GFU Student Joins Class Action Lawsuit Targeting Anti-LGBTQIA+ Policies in Higher Education

By: Jen Wright

On Tuesday morning, George Fox University (GFU) student Audrey Wojnarowisch announced on Twitter and Instagram that she would be joining 33 other former and current college students across the nation in filing a federal class action lawsuit against the U.S. Department of Education for enabling anti-LGBTQIA+ policies in higher education institutions.

Audrey Wojnarowisch photographed by Jen Wright

Audrey Wojnarowisch photographed by Jen Wright

As a private religious university, GFU receives a religious exemption that allows them to hold Title IX policies that discriminate against LGBTQIA+ students, despite the fact that they receive federal funding. The lawsuit mentions 25 universities nationwide and is being filed through the Religious Exemption Accountability Project (REAP), a nonprofit founded and directed by Paul Southwick, a lawyer and GFU alumnus.

According to the REAP website, the organization “empowers queer, trans and non-binary students at more than 200 taxpayer-funded religious schools that actively discriminate on the basis of sexual orientation and gender identity/expression.” The lawsuit is available for download at their website.

Wojnarowisch found the project when she connected with another plaintiff on Twitter, and joined because of Title IX discrimination she experienced here at GFU. After experiencing first harassment, then sexual harassment and finally sexual assault by another student in the LGBTQIA+ community at GFU, Wojnarwisch reported the incidents to her resident advisor, but received no reply from GFU and no discipline or support was executed, according to Wojnarowisch. “I don’t even think my case was filed,” Wajnarowisch said.

GFU has recently hired their first Title IX confidential advocate, but for Wojnarowisch, the prior mishandling of her case was because both she and her assaulter are in the LGBTQIA+ community, and that was a dynamic her resident advisor wasn’t ready to handle.

Wojnarowisch says her goal is not to secularize GFU, but to prompt GFU and other religious universities to provide support to the vulnerable LGBTQIA+ student community.
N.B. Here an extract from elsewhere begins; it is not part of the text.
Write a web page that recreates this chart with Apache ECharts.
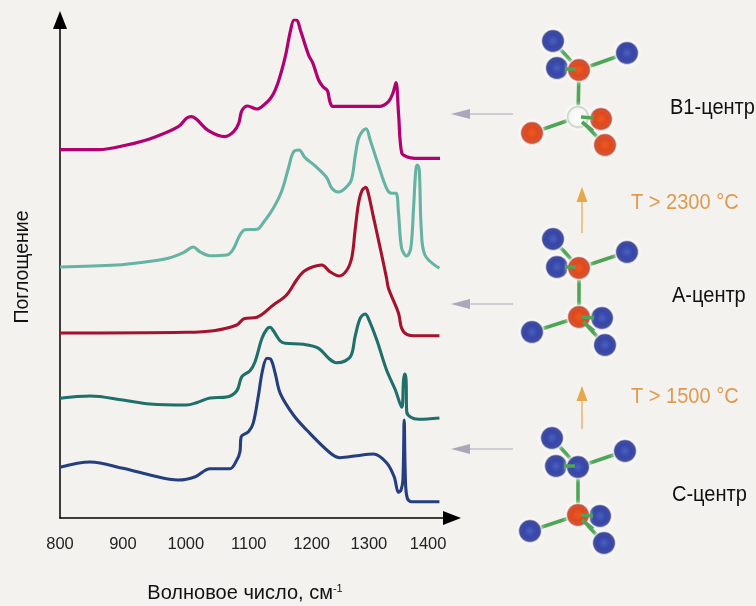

“I came here to go to school, and I came here for reasons I think most George Fox students will resonate with,” Wojnarowisch said. “I came here because I was looking for a small Christian campus, because it felt like home to me, [and] because I wanted to feel known. I wanted to be in a place surrounded by people who would help me grow my faith, and I am still looking for that.”

Wojnarowisch added that since alumnus Reid Arthur came out at a campus Lip-Sync contest in 2019, she felt more visible and accepted by her fellow students.

Southwick graduated from GFU in 2005 and has been working with LGBTQIA+ students and alumni from GFU for the past 10 years.

“I’m really grateful for Audrey sharing her story with me and being part of the case,” Southwick said. “It’s hard to see my alma mater and some former mentors trying to distance themselves from me, as if I were never a part of the Fox community, or to actively fight against the safety and liberation of their queer and trans students.”

Southwick echoed Wojnarowisch’s comment about current GFU students.

“The student body at Fox seems very supportive of students like Audrey and Reid,” Southwick said. “There is a lot of hope there. I just hope that President [Robin] Baker, who was at Fox even back when I was a student, and the board listen to their students.”